**WHAT YOU SHOULD DO:**
Filter the records below for the word "with". Copy each line that holds it.

-- begin --

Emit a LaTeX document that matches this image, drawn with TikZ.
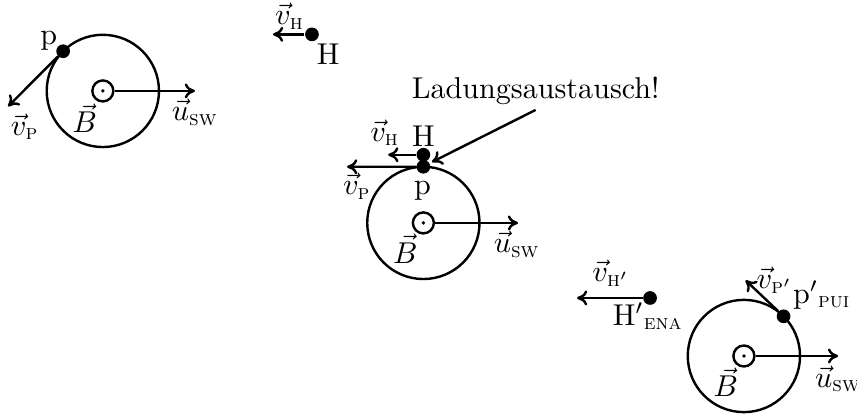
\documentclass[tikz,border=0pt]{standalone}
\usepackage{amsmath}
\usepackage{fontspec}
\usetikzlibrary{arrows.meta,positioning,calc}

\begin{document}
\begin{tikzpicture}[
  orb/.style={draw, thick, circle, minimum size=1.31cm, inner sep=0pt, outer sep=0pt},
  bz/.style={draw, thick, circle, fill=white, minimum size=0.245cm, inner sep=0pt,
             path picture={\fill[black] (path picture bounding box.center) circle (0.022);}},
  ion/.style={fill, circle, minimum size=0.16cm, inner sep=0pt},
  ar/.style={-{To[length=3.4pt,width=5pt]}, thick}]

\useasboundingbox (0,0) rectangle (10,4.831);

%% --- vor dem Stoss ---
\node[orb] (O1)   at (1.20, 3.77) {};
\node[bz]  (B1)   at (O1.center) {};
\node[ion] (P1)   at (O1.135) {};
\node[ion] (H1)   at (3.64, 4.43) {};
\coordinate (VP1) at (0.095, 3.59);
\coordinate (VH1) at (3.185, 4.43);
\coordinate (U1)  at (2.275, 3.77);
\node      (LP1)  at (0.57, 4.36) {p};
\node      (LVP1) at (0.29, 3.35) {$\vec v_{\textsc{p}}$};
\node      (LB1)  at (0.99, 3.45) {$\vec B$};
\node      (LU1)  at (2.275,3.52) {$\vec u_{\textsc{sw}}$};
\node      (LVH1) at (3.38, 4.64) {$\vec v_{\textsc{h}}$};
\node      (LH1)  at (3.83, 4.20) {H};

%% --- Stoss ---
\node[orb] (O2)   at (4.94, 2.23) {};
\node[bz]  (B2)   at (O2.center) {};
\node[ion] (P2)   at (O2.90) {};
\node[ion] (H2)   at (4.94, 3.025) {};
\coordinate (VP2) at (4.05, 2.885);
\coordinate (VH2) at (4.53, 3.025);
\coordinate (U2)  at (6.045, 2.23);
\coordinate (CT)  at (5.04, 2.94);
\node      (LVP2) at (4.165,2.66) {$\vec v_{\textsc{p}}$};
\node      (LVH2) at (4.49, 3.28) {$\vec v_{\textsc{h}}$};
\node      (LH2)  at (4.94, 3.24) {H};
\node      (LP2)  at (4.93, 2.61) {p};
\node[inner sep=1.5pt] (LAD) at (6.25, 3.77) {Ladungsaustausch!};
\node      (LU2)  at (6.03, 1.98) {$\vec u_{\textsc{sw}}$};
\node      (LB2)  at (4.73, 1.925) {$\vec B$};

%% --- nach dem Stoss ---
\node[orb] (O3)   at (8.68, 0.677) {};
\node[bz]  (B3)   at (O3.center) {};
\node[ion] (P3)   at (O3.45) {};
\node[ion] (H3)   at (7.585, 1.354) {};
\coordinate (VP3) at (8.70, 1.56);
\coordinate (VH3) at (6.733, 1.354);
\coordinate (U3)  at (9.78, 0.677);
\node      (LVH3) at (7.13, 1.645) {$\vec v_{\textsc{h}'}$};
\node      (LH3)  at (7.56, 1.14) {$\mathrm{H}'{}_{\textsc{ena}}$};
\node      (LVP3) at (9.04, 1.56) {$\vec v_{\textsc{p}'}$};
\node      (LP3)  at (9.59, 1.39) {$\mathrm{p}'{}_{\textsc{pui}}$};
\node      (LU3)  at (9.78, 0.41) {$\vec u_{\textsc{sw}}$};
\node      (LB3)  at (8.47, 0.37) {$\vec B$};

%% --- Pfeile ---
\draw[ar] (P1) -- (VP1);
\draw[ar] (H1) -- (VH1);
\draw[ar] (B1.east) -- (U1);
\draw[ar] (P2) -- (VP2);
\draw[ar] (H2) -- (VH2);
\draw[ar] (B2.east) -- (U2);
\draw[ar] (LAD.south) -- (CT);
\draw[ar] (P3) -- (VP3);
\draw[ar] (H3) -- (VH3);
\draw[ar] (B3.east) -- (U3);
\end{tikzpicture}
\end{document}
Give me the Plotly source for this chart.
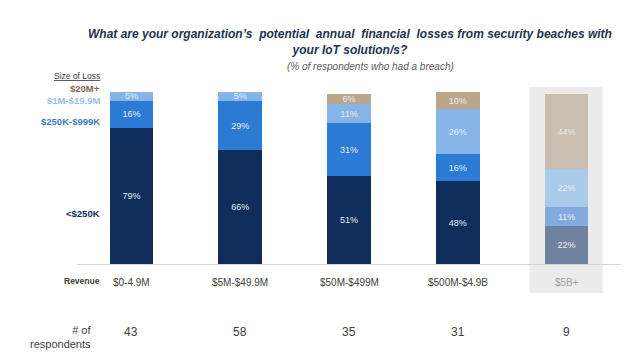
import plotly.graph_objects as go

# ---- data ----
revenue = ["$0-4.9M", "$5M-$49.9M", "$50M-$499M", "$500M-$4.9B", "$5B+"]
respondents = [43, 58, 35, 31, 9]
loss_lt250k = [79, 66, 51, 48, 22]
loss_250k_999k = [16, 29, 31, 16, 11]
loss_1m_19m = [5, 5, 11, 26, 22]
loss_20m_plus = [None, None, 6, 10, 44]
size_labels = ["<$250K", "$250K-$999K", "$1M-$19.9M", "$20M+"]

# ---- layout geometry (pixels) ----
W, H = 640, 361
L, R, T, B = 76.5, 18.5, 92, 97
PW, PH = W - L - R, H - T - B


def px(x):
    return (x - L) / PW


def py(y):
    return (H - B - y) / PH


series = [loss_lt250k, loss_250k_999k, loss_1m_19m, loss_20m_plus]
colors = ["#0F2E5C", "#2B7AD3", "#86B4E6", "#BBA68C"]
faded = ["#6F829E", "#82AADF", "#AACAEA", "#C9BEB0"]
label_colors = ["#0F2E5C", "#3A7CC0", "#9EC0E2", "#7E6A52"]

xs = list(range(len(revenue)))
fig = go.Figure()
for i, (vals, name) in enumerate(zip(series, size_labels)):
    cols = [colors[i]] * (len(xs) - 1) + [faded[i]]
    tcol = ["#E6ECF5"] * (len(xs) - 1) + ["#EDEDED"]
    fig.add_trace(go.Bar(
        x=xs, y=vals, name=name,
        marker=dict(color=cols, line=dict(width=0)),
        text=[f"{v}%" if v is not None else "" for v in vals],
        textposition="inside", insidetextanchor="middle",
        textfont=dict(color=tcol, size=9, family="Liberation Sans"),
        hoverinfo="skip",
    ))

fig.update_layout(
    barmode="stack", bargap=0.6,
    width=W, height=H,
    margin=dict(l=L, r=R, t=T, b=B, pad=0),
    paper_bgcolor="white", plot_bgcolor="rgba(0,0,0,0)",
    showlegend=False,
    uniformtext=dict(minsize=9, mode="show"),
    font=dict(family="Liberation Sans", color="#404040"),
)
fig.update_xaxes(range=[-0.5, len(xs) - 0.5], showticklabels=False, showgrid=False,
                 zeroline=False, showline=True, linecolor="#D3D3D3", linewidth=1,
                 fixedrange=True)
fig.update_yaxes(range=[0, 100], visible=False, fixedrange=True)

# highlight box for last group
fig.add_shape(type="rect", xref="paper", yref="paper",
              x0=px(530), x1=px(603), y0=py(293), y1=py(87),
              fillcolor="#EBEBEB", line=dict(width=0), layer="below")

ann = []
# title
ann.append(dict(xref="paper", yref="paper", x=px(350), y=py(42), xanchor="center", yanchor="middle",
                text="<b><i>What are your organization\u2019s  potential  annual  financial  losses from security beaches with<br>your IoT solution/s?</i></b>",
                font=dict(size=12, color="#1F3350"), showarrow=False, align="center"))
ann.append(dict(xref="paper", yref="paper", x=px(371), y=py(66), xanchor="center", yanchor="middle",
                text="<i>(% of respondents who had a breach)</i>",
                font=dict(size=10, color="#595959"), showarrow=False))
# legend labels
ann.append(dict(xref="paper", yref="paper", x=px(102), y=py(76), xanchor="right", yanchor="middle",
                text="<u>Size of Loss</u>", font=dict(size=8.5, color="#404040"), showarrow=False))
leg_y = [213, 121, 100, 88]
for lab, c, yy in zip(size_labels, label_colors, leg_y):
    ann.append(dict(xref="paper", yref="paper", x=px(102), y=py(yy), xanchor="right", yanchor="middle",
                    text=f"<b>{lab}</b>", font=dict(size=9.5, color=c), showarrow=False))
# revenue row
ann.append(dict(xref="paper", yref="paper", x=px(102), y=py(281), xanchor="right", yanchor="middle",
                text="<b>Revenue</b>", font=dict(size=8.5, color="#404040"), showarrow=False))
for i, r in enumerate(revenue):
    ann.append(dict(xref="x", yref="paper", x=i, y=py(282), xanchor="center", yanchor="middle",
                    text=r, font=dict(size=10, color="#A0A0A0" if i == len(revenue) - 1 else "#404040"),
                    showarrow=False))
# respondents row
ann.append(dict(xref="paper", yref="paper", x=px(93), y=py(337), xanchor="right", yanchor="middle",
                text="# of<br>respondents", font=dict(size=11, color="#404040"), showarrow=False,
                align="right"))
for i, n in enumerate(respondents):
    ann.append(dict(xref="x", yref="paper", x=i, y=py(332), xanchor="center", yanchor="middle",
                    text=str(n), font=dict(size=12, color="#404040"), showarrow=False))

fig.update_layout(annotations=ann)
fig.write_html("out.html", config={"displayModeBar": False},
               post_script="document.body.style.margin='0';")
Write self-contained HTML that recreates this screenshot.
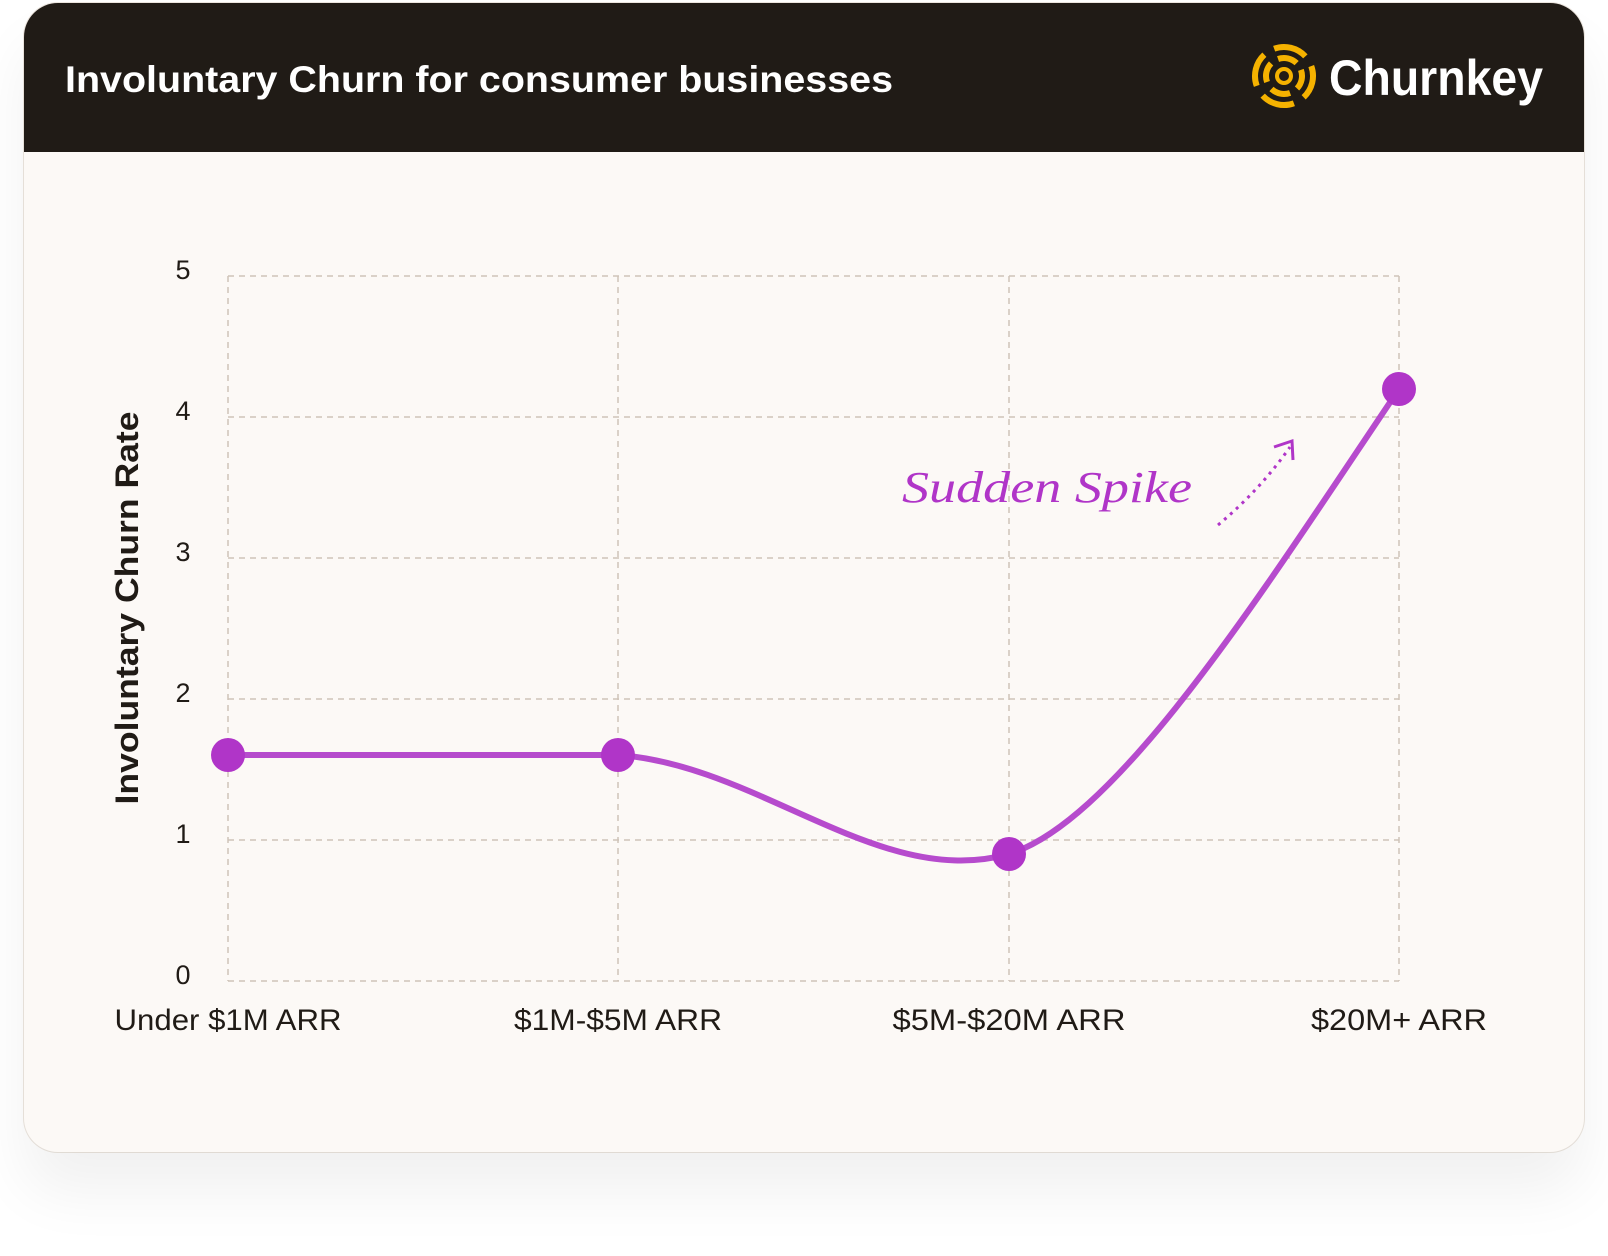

-- end --

**EXERCISE RESULT:**
Emit a LaTeX document that matches this image, drawn with TikZ.
                text="<b><i>What are your organization\u2019s  potential  annual  financial  losses from security beaches with<br>your IoT solution/s?</i></b>",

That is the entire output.